Look at the last few months, weeks even. Policemen, servicemen, shot for wearing a uniform, a target (And there are protest that have encouraged this). Recruiting stations and a guard base in Tennessee, attacked. All because they were servicemen who chose to service so that others may live peaceful lives. We wear the Target, so that you have the opportunity to not see the horror.

And when the public sees the horror…they only see a small portion, sometimes the most horrifying and least common…and things get worse. From such a small snapshot, a snapshot that doesn’t always show the whole picture, the world darkens just a little more

I live in a dark world, a darker world that most even realize, and I fear, almost feel, it getting darker. But I will cling to the light I have left with all I have and I WILL fight for it! For though I have a target on my back, I am a member of the United States Military, and this target will not go silently into the night, I will fight with all I have to keep that light. For if I have light within me, no matter how small, no matter how fragile, I can share with it others so that they too may come out of the darkness and see the beauty in this world and in its people.

Some say that we are moving forwards as a country.

But how can we when we strike those who strive to protect us?

How can we when we chose to only look at what we hear and see from the small snapshot and not truly look at the full picture to understand what is REALLY going on?

How can we be moving forward when all we are doing is looking behind us and living in the past?

How can we?
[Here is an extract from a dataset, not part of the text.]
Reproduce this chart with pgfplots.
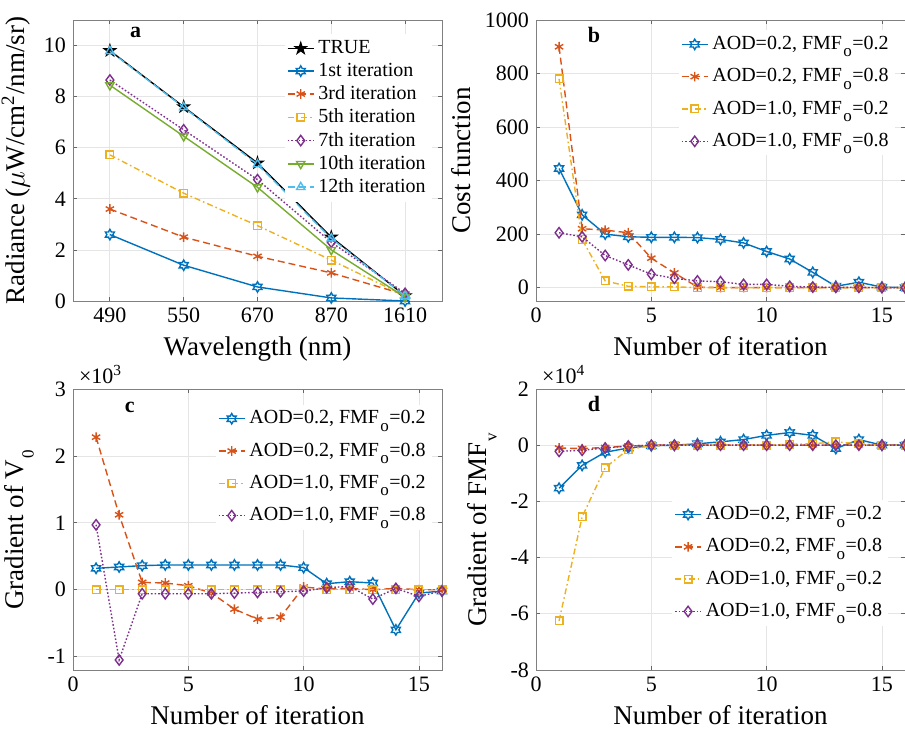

When we really should be looking at those around use, and work with them to heads towards the future, to tomorrow!

It’s a dark world out there, and I’m just one light fighting with all my might to hold back the darkness. I know there are others, but we all shine in different colors and different shades, and many do not shine together. We few strive to hold back the darkness together when we find each other.

Much like the old saying goes "United we stand, divided we fall.” So to do our lights, by ourselves we will hold as long as we can, but we will eventually be stuffed out.

Be it from giving up the fight, from falling from grace, from misguided paths, from losing the will to continue on, or to taking that last load and being stuffed out completely.

I stand with the few lights I can find, and we’ll strive to keep back the darkness, but we are few. I know there are more out there, and if enough came forward we would shine like a star in that darkness. Casting light into the far reaches of the world, showing a beautiful image. And though we may fade, like a star, the death of one star gives rise to many more, so while we fade the younger generations will shine where and when we cannot.

I hope more will join us, you need not be a service member to be a light. Merely a positive voice, inspiring others to do what is right, not from a small snapshot, but from the whole picture. A picture gained from looking for all the facts and not taking everything at face value. By being a good person, one who cares and supports for those around them as best they can.

I fight this darkness by protecting you, but you are my fuel source. You are the reason I keep shinning in this darkness. I cannot do this alone, so please don’t make me. Shine with me, and help us show those around us that they darkness they see, that surrounds them, is fleeting. Partake in them some of your light, the light I hope I have shared with you, so that we may all stop living in the past, and starting moving towards tomorrow. A beautiful tomorrow lit up by the light a star.

*Inspirational Styled Speech done*

Now, with the inspirational portion of my mind complete. I look forward to the future, while enjoying today. I have done a few things here and there to stay busy, and I have been working towards my goals more and more. I will TRY to do better at updating these. Heck it might make get my head back into the many stories I’ve fallen out of typing lately, I do hope.


But until I post again, I wish you all happy reading, and a good life. Shine on.